### Source excerpt
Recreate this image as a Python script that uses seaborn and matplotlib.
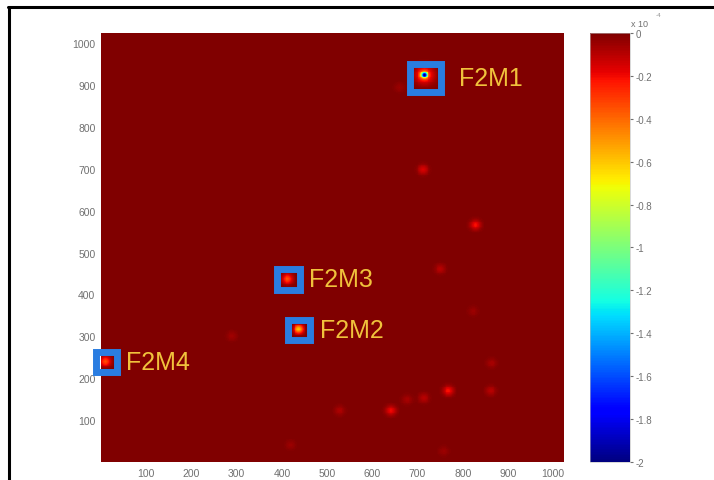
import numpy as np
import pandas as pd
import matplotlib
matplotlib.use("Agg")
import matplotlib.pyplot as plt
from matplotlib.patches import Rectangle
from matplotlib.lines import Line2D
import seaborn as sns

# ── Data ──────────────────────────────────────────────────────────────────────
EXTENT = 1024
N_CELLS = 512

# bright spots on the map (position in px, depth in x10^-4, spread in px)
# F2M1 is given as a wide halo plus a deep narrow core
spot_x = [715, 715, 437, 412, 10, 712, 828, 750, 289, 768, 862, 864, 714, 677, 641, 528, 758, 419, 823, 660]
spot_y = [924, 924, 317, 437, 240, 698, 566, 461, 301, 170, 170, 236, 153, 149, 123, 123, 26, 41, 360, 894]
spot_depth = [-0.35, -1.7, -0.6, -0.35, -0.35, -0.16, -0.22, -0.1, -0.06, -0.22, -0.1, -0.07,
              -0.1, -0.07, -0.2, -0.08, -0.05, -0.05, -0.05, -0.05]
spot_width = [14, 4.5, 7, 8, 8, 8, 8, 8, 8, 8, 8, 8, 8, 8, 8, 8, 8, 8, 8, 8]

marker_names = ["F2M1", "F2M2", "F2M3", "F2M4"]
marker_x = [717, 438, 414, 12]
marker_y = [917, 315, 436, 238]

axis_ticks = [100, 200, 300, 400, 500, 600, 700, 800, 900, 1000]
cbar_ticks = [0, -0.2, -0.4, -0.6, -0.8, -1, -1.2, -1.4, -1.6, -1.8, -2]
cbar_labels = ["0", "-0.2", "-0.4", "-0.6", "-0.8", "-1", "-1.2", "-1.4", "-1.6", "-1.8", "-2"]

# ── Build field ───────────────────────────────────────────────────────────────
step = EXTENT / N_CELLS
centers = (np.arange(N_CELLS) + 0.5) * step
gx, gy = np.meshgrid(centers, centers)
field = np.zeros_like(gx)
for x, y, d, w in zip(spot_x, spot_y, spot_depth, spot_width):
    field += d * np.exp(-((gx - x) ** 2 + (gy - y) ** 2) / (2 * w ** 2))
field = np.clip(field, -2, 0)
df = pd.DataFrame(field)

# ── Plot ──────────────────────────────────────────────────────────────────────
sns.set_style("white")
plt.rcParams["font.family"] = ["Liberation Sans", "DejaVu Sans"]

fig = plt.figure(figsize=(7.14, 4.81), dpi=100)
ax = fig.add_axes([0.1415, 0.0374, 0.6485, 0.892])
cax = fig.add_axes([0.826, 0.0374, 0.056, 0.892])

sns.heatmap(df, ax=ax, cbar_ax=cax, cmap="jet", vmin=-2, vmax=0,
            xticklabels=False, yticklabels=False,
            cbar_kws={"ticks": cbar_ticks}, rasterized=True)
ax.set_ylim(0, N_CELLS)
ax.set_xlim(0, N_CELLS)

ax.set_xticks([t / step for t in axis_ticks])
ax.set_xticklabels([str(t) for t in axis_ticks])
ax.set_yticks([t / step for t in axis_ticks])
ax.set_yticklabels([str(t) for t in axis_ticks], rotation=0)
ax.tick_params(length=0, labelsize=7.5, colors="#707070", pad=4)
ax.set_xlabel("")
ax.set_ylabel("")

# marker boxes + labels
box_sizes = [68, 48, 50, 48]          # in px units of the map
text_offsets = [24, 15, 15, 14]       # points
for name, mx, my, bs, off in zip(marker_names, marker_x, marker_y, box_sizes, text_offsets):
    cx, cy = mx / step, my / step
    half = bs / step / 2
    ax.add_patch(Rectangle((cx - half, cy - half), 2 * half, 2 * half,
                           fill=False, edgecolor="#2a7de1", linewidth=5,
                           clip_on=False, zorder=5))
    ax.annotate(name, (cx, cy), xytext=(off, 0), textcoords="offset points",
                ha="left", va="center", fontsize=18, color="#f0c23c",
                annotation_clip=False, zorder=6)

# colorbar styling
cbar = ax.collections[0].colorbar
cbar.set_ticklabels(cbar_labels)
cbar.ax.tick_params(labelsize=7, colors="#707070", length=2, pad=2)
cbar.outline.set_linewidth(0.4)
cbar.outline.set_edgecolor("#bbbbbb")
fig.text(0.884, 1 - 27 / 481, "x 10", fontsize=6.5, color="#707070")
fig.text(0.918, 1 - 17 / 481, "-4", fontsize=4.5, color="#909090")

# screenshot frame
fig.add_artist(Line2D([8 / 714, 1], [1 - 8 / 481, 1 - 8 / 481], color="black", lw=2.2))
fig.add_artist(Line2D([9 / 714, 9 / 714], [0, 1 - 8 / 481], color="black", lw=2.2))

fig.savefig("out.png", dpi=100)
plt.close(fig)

### Job
Emit the lines of the material exactly, from its first line to the line containing "import seaborn as sns", inclusive; leave every picture out.

### Full answer
Recreate this image as a Python script that uses seaborn and matplotlib.
import numpy as np
import pandas as pd
import matplotlib
matplotlib.use("Agg")
import matplotlib.pyplot as plt
from matplotlib.patches import Rectangle
from matplotlib.lines import Line2D
import seaborn as sns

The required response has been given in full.